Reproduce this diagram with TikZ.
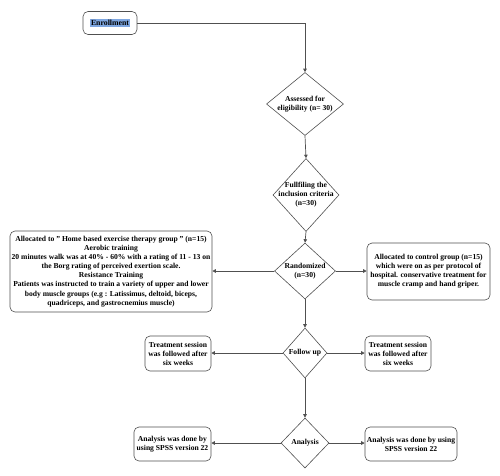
\documentclass[tikz,border=0pt]{standalone}
\usepackage{fontspec}
\setmainfont{Liberation Serif}
\usetikzlibrary{shapes.geometric,arrows.meta}
\definecolor{linec}{HTML}{505050}
\definecolor{hl}{HTML}{7EA6E0}
\begin{document}
\begin{tikzpicture}[x=1pt,y=-1pt,
  box/.style={draw=linec,line width=0.6pt,rounded corners=5pt,align=center,inner sep=1pt,font=\fontsize{7.6}{9.1}\selectfont\bfseries},
  dia/.style={draw=linec,line width=0.6pt,diamond,inner sep=0pt},
  txt/.style={align=center,inner sep=0pt,font=\fontsize{7.6}{9.1}\selectfont\bfseries},
  arr/.style={draw=linec,line width=0.7pt,-{Triangle[length=3.5pt,width=3.5pt]}}]
\useasboundingbox (0,0) rectangle (500,475);
% enrollment
\node[box,minimum width=54pt,minimum height=23pt] (enr) at (110,23) {\setlength{\fboxsep}{1pt}\colorbox{hl}{\fontsize{7.8}{9}\selectfont\bfseries Enrollment}};
% diamonds
\node[dia,minimum width=77pt,minimum height=63pt] (d1) at (305,104) {};
\node[txt] (t1) at (d1.center) {Assessed for\\eligibility (n= 30)};
\node[dia,minimum width=66pt,minimum height=73pt] (d2) at (306,195) {};
\node[txt] (t2) at (d2.center) {Fullfiling the\\inclusion criteria\\(n=30)};
\node[dia,minimum width=61pt,minimum height=56pt] (d3) at (305,271) {};
\node[txt] (t3) at (d3.center) {Randomized\\(n=30)};
\node[dia,minimum width=44pt,minimum height=50pt] (d4) at (305,353) {};
\node[txt] (t4) at (d4.center) {Follow up};
\node[dia,minimum width=48pt,minimum height=50pt] (d5) at (305,443) {};
\node[txt] (t5) at (d5.center) {Analysis};
% boxes
\node[box,minimum width=202pt,minimum height=81pt] (L) at (111,271.5) {Allocated to " Home based exercise therapy group " (n=15)\\Aerobic training\\20 minutes walk was at 40\% - 60\% with a rating of 11 - 13 on\\the Borg rating of perceived exertion scale.\\Resistance Training\\Patients was instructed to train a variety of upper and lower\\body muscle groups (e.g : Latissimus, deltoid, biceps,\\quadriceps, and gastrocnemius muscle)};
\node[box,minimum width=123pt,minimum height=57pt] (R) at (428.5,271.5) {Allocated to control group (n=15)\\which were on as per protocol of\\hospital. conservative treatment for\\muscle cramp and hand griper.};
\node[box,minimum width=66pt,minimum height=35pt] (FL) at (178,353.5) {Treatment session\\was followed after\\six weeks};
\node[box,minimum width=66pt,minimum height=35pt] (FR) at (398,353.5) {Treatment session\\was followed after\\six weeks};
\node[box,minimum width=77pt,minimum height=34pt] (AL) at (172.5,444) {Analysis was done by\\using SPSS version 22};
\node[box,minimum width=92pt,minimum height=34pt] (AR) at (411,444) {Analysis was done by using\\SPSS version 22};
% connectors
\draw[arr] (enr.east) -| (d1.north);
\draw[arr] (d1.south) -- (d2.north);
\draw[arr] (d2.south) -- (d3.north);
\draw[arr] (d3.west) -- (L.east |- d3.west);
\draw[arr] (d3.east) -- (R.west |- d3.east);
\draw[arr] (d3.south) -- (d4.north);
\draw[arr] (d4.west) -- (FL.east |- d4.west);
\draw[arr] (d4.east) -- (FR.west |- d4.east);
\draw[arr] (d4.south) -- (d5.north);
\draw[arr] (d5.west) -- (AL.east |- d5.west);
\draw[arr] (d5.east) -- (AR.west |- d5.east);
\end{tikzpicture}
\end{document}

★ ★ ★ ★ ★

**WHAT IS REQUIRED**. Leave every image out, and retype the material exactly.

**FINISHED ANSWER**.
Reproduce this diagram with TikZ.
\documentclass[tikz,border=0pt]{standalone}
\usepackage{fontspec}
\setmainfont{Liberation Serif}
\usetikzlibrary{shapes.geometric,arrows.meta}
\definecolor{linec}{HTML}{505050}
\definecolor{hl}{HTML}{7EA6E0}
\begin{document}
\begin{tikzpicture}[x=1pt,y=-1pt,
  box/.style={draw=linec,line width=0.6pt,rounded corners=5pt,align=center,inner sep=1pt,font=\fontsize{7.6}{9.1}\selectfont\bfseries},
  dia/.style={draw=linec,line width=0.6pt,diamond,inner sep=0pt},
  txt/.style={align=center,inner sep=0pt,font=\fontsize{7.6}{9.1}\selectfont\bfseries},
  arr/.style={draw=linec,line width=0.7pt,-{Triangle[length=3.5pt,width=3.5pt]}}]
\useasboundingbox (0,0) rectangle (500,475);
% enrollment
\node[box,minimum width=54pt,minimum height=23pt] (enr) at (110,23) {\setlength{\fboxsep}{1pt}\colorbox{hl}{\fontsize{7.8}{9}\selectfont\bfseries Enrollment}};
% diamonds
\node[dia,minimum width=77pt,minimum height=63pt] (d1) at (305,104) {};
\node[txt] (t1) at (d1.center) {Assessed for\\eligibility (n= 30)};
\node[dia,minimum width=66pt,minimum height=73pt] (d2) at (306,195) {};
\node[txt] (t2) at (d2.center) {Fullfiling the\\inclusion criteria\\(n=30)};
\node[dia,minimum width=61pt,minimum height=56pt] (d3) at (305,271) {};
\node[txt] (t3) at (d3.center) {Randomized\\(n=30)};
\node[dia,minimum width=44pt,minimum height=50pt] (d4) at (305,353) {};
\node[txt] (t4) at (d4.center) {Follow up};
\node[dia,minimum width=48pt,minimum height=50pt] (d5) at (305,443) {};
\node[txt] (t5) at (d5.center) {Analysis};
% boxes
\node[box,minimum width=202pt,minimum height=81pt] (L) at (111,271.5) {Allocated to " Home based exercise therapy group " (n=15)\\Aerobic training\\20 minutes walk was at 40\% - 60\% with a rating of 11 - 13 on\\the Borg rating of perceived exertion scale.\\Resistance Training\\Patients was instructed to train a variety of upper and lower\\body muscle groups (e.g : Latissimus, deltoid, biceps,\\quadriceps, and gastrocnemius muscle)};
\node[box,minimum width=123pt,minimum height=57pt] (R) at (428.5,271.5) {Allocated to control group (n=15)\\which were on as per protocol of\\hospital. conservative treatment for\\muscle cramp and hand griper.};
\node[box,minimum width=66pt,minimum height=35pt] (FL) at (178,353.5) {Treatment session\\was followed after\\six weeks};
\node[box,minimum width=66pt,minimum height=35pt] (FR) at (398,353.5) {Treatment session\\was followed after\\six weeks};
\node[box,minimum width=77pt,minimum height=34pt] (AL) at (172.5,444) {Analysis was done by\\using SPSS version 22};
\node[box,minimum width=92pt,minimum height=34pt] (AR) at (411,444) {Analysis was done by using\\SPSS version 22};
% connectors
\draw[arr] (enr.east) -| (d1.north);
\draw[arr] (d1.south) -- (d2.north);
\draw[arr] (d2.south) -- (d3.north);
\draw[arr] (d3.west) -- (L.east |- d3.west);
\draw[arr] (d3.east) -- (R.west |- d3.east);
\draw[arr] (d3.south) -- (d4.north);
\draw[arr] (d4.west) -- (FL.east |- d4.west);
\draw[arr] (d4.east) -- (FR.west |- d4.east);
\draw[arr] (d4.south) -- (d5.north);
\draw[arr] (d5.west) -- (AL.east |- d5.west);
\draw[arr] (d5.east) -- (AR.west |- d5.east);
\end{tikzpicture}
\end{document}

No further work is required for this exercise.